Young Workers, Skilled Immigrants Needed

Nova Scotia needs younger workers for a great many positions which require physical stamina, like those in the agricultural and forestry sector, and also needs highly-skilled immigrants to address the labour shortages in the healthcare and information technology sectors. 

As the number of new daily cases of Covid-19 subsides and vaccination levels go up, the province is hoping for an economic recovery, one that will be fueled in part by a return to normal immigration levels.

“Nova Scotia’s recovery should be helped by improved population growth, which in turn will benefit from higher federal immigration targets and the decision to make the Atlantic Immigration Pilot program permanent,” noted TD Economics in their annual economic forecast.

“Population growth has been central to the province’s improved economic performance in recent years and has even held up relatively well thus far.”

In their somewhat ominously-titled provincial economic forecast, It’s Always Darkest Before Dawn, the bank’s chief economist Beata Caranci, deputy chief economist Derek Burleton, and economists Rishi Sondhi and Omar Abdelrahman predicted the Nova Scotia economy will grow by 4.2 per cent this year and 2.4 per cent in 2022.

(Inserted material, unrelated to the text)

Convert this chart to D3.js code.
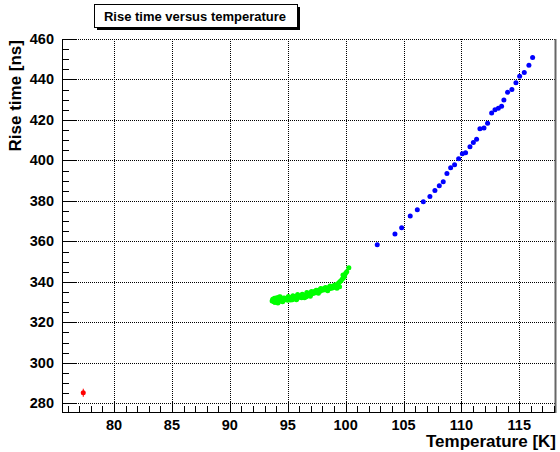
<!DOCTYPE html>
<html><head><meta charset="utf-8">
<script src="https://cdn.jsdelivr.net/npm/d3@7"></script>
<style>body{margin:0;background:#fff}svg{display:block}text{font-family:"Liberation Sans",Arial,Helvetica,sans-serif;font-weight:bold}</style>
</head><body>
<script>
const title = "Rise time versus temperature";
const xTitle = "Temperature [K]";
const yTitle = "Rise time [ns]";
const xTicks = [80,85,90,95,100,105,110,115];
const yTicks = [280,300,320,340,360,380,400,420,440,460];

// red series (with error)
const redT = [77.34];
const redR = [285.2];
const redErr = [2.0];

// green series
const greenT = [93.65,93.7,93.8,93.9,94.0,94.05,94.1,94.2,94.3,94.35,94.4,94.5,94.6,94.7,94.8,94.9,95.0,95.1,95.2,95.3,95.4,95.5,95.6,95.7,95.8,95.9,96.0,96.1,96.2,96.3,96.4,96.5,96.6,96.7,96.8,96.9,97.0,97.1,97.2,97.3,97.4,97.5,97.6,97.7,97.8,97.9,98.0,98.1,98.2,98.3,98.4,98.5,98.6,98.7,98.8,98.9,99.0,99.1,99.2,99.3,99.4,99.48,99.5,99.6,99.7,99.77,99.8,99.9,100.0,100.1,100.28,
  93.85,94.25,94.65,95.05,95.45,95.85,96.25,96.65,97.05,97.45,97.85,98.25,98.65,99.05,94.15,94.55,95.25,95.75,96.45,96.95,97.65,98.45,99.25];
const greenR = [330.6,331.4,330.2,329.8,331.4,332.2,330.6,330.1,331.8,332.6,330.9,331.2,330.5,332.0,331.3,331.7,330.9,332.4,331.6,332.1,331.2,332.8,332.0,332.5,331.7,333.1,332.4,333.0,332.2,333.6,332.8,333.4,332.6,334.0,333.3,334.5,333.8,334.9,334.2,335.3,334.6,335.7,335.0,336.0,335.4,336.3,335.8,336.6,336.1,336.9,336.4,337.1,336.6,337.4,336.9,337.8,337.2,338.3,337.7,338.9,339.4,337.6,340.0,340.6,341.3,343.4,341.9,342.6,344.2,345.0,347.0,
  331.9,332.5,331.9,332.8,333.1,333.7,333.9,334.7,335.2,335.9,336.7,337.2,337.9,338.4,329.6,330.2,331.0,331.2,332.1,332.9,334.4,335.6,336.8];

// blue series
const blueT = [102.73,104.26,104.84,105.58,106.19,106.71,107.28,107.71,108.09,108.43,108.75,109.07,109.41,109.76,110.08,110.36,110.74,111.03,111.31,111.60,111.95,112.26,112.61,112.90,113.19,113.47,113.67,113.99,114.36,114.71,115.03,115.43,115.83,116.15];
const blueR = [358.4,363.6,366.8,372.5,375.6,379.6,382.2,385.2,387.5,389.5,393.6,396.4,397.9,400.8,403.3,403.8,406.8,408.9,410.5,415.6,416.0,418.4,423.4,425.0,425.8,426.8,429.8,433.7,435.1,438.4,441.6,443.4,447.0,450.8];

const W = 560, H = 452;
const svg = d3.select("body").append("svg").attr("width", W).attr("height", H);

const x = d3.scaleLinear().domain([75.47, 118.04]).range([61.6, 554.5]);
const y = d3.scaleLinear().domain([275.7, 460]).range([412, 39]);
const x0 = x.range()[0], x1 = x.range()[1], yb = y.range()[0], yt = y.range()[1];

// grid
const grid = svg.append("g").attr("stroke", "#000").attr("stroke-width", 1).attr("stroke-dasharray", "1,1").attr("shape-rendering", "crispEdges");
grid.selectAll("line.gx").data(xTicks).join("line").attr("x1", d => Math.round(x(d)) + 0.5).attr("x2", d => Math.round(x(d)) + 0.5).attr("y1", yt).attr("y2", yb);
grid.selectAll("line.gy").data(yTicks).join("line").attr("y1", d => Math.round(y(d)) + 0.5).attr("y2", d => Math.round(y(d)) + 0.5).attr("x1", x0).attr("x2", x1);

// right gray border
svg.append("line").attr("x1", 555.5).attr("x2", 555.5).attr("y1", yt).attr("y2", yb + 1).attr("stroke", "#666").attr("stroke-width", 2);

// axes
const ax = svg.append("g").attr("shape-rendering", "crispEdges");
ax.append("line").attr("x1", x0).attr("x2", x1).attr("y1", yb + 0.5).attr("y2", yb + 0.5).attr("stroke", "#000");
ax.append("line").attr("x1", Math.round(x0) + 0.5).attr("x2", Math.round(x0) + 0.5).attr("y1", yt).attr("y2", yb + 1).attr("stroke", "#000");
const xMinor = d3.range(76, 119, 1);
ax.selectAll("line.xm").data(xMinor).join("line")
  .attr("x1", d => Math.round(x(d)) + 0.5).attr("x2", d => Math.round(x(d)) + 0.5)
  .attr("y1", yb).attr("y2", d => yb - (d % 5 === 0 ? 11.2 : 5.6)).attr("stroke", "#000");
const yMinor = d3.range(280, 461, 5);
ax.selectAll("line.ym").data(yMinor).join("line")
  .attr("y1", d => Math.round(y(d)) + 0.5).attr("y2", d => Math.round(y(d)) + 0.5)
  .attr("x1", x0).attr("x2", d => x0 + (d % 20 === 0 ? 14.8 : 7.4)).attr("stroke", "#000");

// tick labels
svg.selectAll("text.xl").data(xTicks).join("text").attr("x", d => x(d)).attr("y", 429.5)
  .attr("text-anchor", "middle").attr("font-size", 14.5).text(d => d);
svg.selectAll("text.yl").data(yTicks).join("text").attr("x", 54).attr("y", d => y(d) + 5)
  .attr("text-anchor", "end").attr("font-size", 14.5).text(d => d);

// axis titles
svg.append("text").attr("x", 556).attr("y", 447).attr("text-anchor", "end").attr("font-size", 17).text(xTitle);
svg.append("text").attr("transform", "translate(21,40) rotate(-90)").attr("text-anchor", "end").attr("font-size", 17).text(yTitle);

// data
const pts = svg.append("g");
pts.selectAll("circle.g").data(greenT.map((t, i) => [t, greenR[i]])).join("circle")
  .attr("cx", d => x(d[0])).attr("cy", d => y(d[1])).attr("r", 2.5).attr("fill", "#00ff00");
pts.selectAll("circle.b").data(blueT.map((t, i) => [t, blueR[i]])).join("circle")
  .attr("cx", d => x(d[0])).attr("cy", d => y(d[1])).attr("r", 2.5).attr("fill", "#0000ff");
const red = redT.map((t, i) => [t, redR[i], redErr[i]]);
pts.selectAll("line.re").data(red).join("line")
  .attr("x1", d => x(d[0])).attr("x2", d => x(d[0])).attr("y1", d => y(d[1] - d[2])).attr("y2", d => y(d[1] + d[2]))
  .attr("stroke", "#ff0000").attr("stroke-width", 1);
pts.selectAll("circle.r").data(red).join("circle")
  .attr("cx", d => x(d[0])).attr("cy", d => y(d[1])).attr("r", 2.5).attr("fill", "#ff0000");

// title box
const tb = svg.append("g");
tb.append("rect").attr("x", 97).attr("y", 7).attr("width", 203).attr("height", 23).attr("fill", "#000");
tb.append("rect").attr("x", 94.5).attr("y", 4.5).attr("width", 203).attr("height", 23).attr("fill", "#fff").attr("stroke", "#000");
tb.append("text").attr("x", 195).attr("y", 20.5).attr("text-anchor", "middle").attr("font-size", 13).text(title);
</script>
</body></html>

Nova Scotia Economy Expected To Grow 4.2% IN 2021

As the Maritime province on Canada’s east coast approaches the end of the second wave of the pandemic, its exports are expected to get a shot in the arm from the 8.4-per cent growth being forecast for China, a return to a more robust hospitality sector, and significant investment in major projects, including the decommissioning of offshore oil projects.

A return to more normal levels of immigration, which would drive population growth, is considered to be essential for Nova Scotia’s economic recovery.

Nova Scotia has already recognized the importance of immigration to its economic recovery. 

Province Boosting Programs For International Graduates, In-Demand Occupations

In May, the province conducted a new business immigration draw, targeting International Graduate Entrepreneur Stream candidates. It’s aimed at recent graduates from a Nova Scotia university or the Nova Scotia Community College. They must have started or purchased a Nova Scotia business and operated it for a year on a Post-Graduation Work Permit,

Then, Nova Scotia immigration added heavy-duty equipment operators and labourers to its list of Occupations in Demand stream. Candidates with experience in NOC 7521 for heavy equipment operators (except crane) and NOC 7611 for construction trades helpers and labourers can now qualify for permanent residence through the Nova Scotia Nominee Program stream. 

Immigration, Refugees and Citizenship Canada’s (IRCC) figures for last year show 53.8 per cent fewer foreign nationals became new permanent Canadian citizens in Nova Scotia last year, only 4,075, compared to 7,580 in 2019.

Despite that drop in immigration to Nova Scotia, the province’s business immigration programs, including the Start-Up Business class and the Federal Self-Employed Class, held steady.

Business Immigration Programs Held Steady During Pandemic

Last year, 20 new permanent residents settled in Nova Scotia under these programs, the same number as the previous year.

Family Sponsorship programs resulted in 390 fewer new permanent residents to Nova Scotia in 2020, a drop of 44.3 per cent from the 880 who had come to the province under those programs in 2019.

Economic immigration took a big hit during the pandemic last year, dropping 53.5 per cent, to 1,090 new permanent residents from 2,345 the previous year, as those able to come to Nova Scotia the Provincial Nominee Program fell off.

Ottawa remains firmly committed to boosting immigration. Canada is planning to welcome more than 1.2 million newcomers between 2021 and 2023 with 401,000 new permanent residents to Canada this year, 411,000 in 2022 and 421,000 in 2023.